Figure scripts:
>>>>
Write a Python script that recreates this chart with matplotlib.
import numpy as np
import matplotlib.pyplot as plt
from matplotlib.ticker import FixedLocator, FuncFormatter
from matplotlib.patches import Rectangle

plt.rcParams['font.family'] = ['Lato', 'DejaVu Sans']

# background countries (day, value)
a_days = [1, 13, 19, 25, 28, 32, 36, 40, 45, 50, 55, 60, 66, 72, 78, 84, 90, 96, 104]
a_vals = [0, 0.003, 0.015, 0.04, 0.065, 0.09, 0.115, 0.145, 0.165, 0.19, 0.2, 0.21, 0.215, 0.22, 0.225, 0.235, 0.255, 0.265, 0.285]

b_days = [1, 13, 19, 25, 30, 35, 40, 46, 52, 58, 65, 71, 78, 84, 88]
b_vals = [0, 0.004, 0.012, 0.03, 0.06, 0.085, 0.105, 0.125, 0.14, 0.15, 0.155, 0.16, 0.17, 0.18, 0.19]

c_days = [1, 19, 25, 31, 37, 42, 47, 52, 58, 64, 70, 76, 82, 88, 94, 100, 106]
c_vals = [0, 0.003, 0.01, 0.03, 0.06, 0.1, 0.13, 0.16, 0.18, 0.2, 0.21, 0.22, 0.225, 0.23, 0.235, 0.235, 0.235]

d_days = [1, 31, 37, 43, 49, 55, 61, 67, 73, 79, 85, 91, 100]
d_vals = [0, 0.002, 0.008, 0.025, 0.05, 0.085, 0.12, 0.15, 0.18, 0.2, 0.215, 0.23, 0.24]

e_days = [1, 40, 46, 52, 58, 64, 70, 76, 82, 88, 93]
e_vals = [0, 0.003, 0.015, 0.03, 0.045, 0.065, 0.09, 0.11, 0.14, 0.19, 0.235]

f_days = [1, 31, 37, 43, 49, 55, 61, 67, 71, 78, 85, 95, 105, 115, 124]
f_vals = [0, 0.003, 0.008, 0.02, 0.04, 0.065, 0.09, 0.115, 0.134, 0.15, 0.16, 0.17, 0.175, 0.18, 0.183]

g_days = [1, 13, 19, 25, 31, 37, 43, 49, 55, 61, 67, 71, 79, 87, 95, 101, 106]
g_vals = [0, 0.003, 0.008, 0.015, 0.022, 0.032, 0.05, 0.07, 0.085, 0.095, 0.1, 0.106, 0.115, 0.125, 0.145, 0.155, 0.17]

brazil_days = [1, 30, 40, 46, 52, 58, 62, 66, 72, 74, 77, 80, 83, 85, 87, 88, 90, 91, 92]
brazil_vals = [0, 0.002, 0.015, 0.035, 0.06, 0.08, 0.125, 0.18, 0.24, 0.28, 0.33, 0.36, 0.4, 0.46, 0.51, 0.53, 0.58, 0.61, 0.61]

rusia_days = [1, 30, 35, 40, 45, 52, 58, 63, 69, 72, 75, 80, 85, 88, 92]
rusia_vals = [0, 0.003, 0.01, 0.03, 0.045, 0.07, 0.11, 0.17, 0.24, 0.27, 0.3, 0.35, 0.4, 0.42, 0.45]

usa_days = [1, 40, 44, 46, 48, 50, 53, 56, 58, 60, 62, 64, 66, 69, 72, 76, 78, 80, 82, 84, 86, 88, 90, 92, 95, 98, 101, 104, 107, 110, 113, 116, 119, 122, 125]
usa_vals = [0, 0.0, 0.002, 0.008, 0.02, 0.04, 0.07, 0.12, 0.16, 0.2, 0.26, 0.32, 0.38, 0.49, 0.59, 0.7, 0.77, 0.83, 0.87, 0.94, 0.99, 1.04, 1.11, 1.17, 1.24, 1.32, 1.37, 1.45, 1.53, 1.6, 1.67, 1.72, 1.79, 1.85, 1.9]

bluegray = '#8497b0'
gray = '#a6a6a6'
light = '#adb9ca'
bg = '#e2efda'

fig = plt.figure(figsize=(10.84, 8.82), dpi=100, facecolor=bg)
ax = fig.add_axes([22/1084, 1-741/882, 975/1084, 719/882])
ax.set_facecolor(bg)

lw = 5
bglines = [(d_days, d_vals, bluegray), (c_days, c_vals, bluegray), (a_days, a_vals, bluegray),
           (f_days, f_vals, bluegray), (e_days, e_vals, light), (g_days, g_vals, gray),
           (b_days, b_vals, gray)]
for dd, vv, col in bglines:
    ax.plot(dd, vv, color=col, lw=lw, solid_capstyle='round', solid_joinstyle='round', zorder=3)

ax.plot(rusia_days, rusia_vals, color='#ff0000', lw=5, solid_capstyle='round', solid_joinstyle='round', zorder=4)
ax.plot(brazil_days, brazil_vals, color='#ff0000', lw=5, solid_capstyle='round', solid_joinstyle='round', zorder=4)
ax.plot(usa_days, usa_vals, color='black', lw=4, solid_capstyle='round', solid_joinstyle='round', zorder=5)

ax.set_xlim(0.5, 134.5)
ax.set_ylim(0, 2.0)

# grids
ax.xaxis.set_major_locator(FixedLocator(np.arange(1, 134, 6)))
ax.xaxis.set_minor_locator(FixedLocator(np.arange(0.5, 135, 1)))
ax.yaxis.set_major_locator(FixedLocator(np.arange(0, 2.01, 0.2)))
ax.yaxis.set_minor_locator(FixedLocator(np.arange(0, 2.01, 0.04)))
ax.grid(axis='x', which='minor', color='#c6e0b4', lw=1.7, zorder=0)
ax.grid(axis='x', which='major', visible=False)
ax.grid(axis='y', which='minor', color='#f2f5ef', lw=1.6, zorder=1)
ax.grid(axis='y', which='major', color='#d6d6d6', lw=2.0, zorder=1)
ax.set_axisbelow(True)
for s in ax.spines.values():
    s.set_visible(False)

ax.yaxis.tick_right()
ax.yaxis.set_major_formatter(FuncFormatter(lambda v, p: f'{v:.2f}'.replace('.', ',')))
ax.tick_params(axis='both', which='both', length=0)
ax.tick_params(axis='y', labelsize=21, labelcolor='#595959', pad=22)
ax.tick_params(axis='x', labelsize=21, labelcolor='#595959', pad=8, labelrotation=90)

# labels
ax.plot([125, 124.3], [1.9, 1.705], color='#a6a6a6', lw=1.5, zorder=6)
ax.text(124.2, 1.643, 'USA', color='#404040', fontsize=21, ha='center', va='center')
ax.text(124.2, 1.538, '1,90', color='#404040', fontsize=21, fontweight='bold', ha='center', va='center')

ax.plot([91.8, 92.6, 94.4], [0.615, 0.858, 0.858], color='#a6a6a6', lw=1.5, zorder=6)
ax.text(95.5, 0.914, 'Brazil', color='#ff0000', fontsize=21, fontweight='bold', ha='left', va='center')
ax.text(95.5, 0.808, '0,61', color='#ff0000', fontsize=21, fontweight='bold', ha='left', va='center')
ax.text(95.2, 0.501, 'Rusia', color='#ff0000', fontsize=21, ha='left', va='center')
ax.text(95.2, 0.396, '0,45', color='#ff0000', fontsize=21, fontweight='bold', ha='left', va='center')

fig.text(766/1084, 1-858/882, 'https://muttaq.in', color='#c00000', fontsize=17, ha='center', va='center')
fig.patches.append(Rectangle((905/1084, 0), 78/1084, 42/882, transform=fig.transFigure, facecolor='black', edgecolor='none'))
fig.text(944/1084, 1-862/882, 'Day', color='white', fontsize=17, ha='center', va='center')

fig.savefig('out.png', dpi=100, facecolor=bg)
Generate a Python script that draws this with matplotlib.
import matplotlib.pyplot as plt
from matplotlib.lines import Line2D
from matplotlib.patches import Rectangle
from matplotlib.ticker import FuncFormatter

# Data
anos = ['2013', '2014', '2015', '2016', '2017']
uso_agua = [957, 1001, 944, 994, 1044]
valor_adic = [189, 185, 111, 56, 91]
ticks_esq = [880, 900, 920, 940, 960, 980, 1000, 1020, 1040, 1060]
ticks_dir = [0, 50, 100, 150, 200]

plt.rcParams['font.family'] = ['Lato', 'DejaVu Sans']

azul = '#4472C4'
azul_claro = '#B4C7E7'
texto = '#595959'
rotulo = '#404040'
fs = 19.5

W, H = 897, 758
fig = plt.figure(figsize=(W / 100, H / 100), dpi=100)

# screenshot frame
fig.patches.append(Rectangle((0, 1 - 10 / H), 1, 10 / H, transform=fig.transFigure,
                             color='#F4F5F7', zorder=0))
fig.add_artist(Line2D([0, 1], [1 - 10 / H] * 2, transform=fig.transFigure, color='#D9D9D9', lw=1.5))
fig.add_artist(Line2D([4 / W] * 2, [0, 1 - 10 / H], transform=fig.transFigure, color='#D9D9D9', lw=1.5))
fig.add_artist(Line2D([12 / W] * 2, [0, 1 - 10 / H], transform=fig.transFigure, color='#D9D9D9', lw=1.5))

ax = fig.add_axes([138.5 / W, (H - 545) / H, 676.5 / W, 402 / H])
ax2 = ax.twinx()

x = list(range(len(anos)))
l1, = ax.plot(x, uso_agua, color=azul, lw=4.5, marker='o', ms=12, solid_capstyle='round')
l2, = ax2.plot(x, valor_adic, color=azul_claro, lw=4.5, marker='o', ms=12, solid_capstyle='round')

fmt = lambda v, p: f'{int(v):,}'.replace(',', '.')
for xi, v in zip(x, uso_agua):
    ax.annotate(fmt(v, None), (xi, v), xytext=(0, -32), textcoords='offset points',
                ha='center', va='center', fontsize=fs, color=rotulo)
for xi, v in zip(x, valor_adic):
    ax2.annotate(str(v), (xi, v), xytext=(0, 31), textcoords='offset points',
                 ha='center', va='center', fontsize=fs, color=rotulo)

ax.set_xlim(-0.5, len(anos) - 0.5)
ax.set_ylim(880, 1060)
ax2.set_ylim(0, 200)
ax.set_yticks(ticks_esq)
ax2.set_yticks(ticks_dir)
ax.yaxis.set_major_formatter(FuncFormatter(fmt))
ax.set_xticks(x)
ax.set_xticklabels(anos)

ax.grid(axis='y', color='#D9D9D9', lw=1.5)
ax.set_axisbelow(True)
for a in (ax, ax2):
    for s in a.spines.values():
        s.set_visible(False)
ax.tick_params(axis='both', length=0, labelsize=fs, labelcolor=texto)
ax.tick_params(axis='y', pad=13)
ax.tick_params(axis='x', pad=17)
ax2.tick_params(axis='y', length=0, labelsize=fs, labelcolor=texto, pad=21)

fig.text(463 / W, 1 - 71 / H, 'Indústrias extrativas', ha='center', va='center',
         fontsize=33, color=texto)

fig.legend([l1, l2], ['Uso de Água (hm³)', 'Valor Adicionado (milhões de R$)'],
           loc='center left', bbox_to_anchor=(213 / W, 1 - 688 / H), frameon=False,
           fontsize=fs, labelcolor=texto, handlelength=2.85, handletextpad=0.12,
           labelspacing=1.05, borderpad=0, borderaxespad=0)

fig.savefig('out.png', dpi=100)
<<<<
- _THE EXERCISE_:
Reproduce exactly, and only, the lines from the start of the entries through the one that contains "0.175, 0.18, 0.183]".

- _WORKED ANSWER_:
Write a Python script that recreates this chart with matplotlib.
import numpy as np
import matplotlib.pyplot as plt
from matplotlib.ticker import FixedLocator, FuncFormatter
from matplotlib.patches import Rectangle

plt.rcParams['font.family'] = ['Lato', 'DejaVu Sans']

# background countries (day, value)
a_days = [1, 13, 19, 25, 28, 32, 36, 40, 45, 50, 55, 60, 66, 72, 78, 84, 90, 96, 104]
a_vals = [0, 0.003, 0.015, 0.04, 0.065, 0.09, 0.115, 0.145, 0.165, 0.19, 0.2, 0.21, 0.215, 0.22, 0.225, 0.235, 0.255, 0.265, 0.285]

b_days = [1, 13, 19, 25, 30, 35, 40, 46, 52, 58, 65, 71, 78, 84, 88]
b_vals = [0, 0.004, 0.012, 0.03, 0.06, 0.085, 0.105, 0.125, 0.14, 0.15, 0.155, 0.16, 0.17, 0.18, 0.19]

c_days = [1, 19, 25, 31, 37, 42, 47, 52, 58, 64, 70, 76, 82, 88, 94, 100, 106]
c_vals = [0, 0.003, 0.01, 0.03, 0.06, 0.1, 0.13, 0.16, 0.18, 0.2, 0.21, 0.22, 0.225, 0.23, 0.235, 0.235, 0.235]

d_days = [1, 31, 37, 43, 49, 55, 61, 67, 73, 79, 85, 91, 100]
d_vals = [0, 0.002, 0.008, 0.025, 0.05, 0.085, 0.12, 0.15, 0.18, 0.2, 0.215, 0.23, 0.24]

e_days = [1, 40, 46, 52, 58, 64, 70, 76, 82, 88, 93]
e_vals = [0, 0.003, 0.015, 0.03, 0.045, 0.065, 0.09, 0.11, 0.14, 0.19, 0.235]

f_days = [1, 31, 37, 43, 49, 55, 61, 67, 71, 78, 85, 95, 105, 115, 124]
f_vals = [0, 0.003, 0.008, 0.02, 0.04, 0.065, 0.09, 0.115, 0.134, 0.15, 0.16, 0.17, 0.175, 0.18, 0.183]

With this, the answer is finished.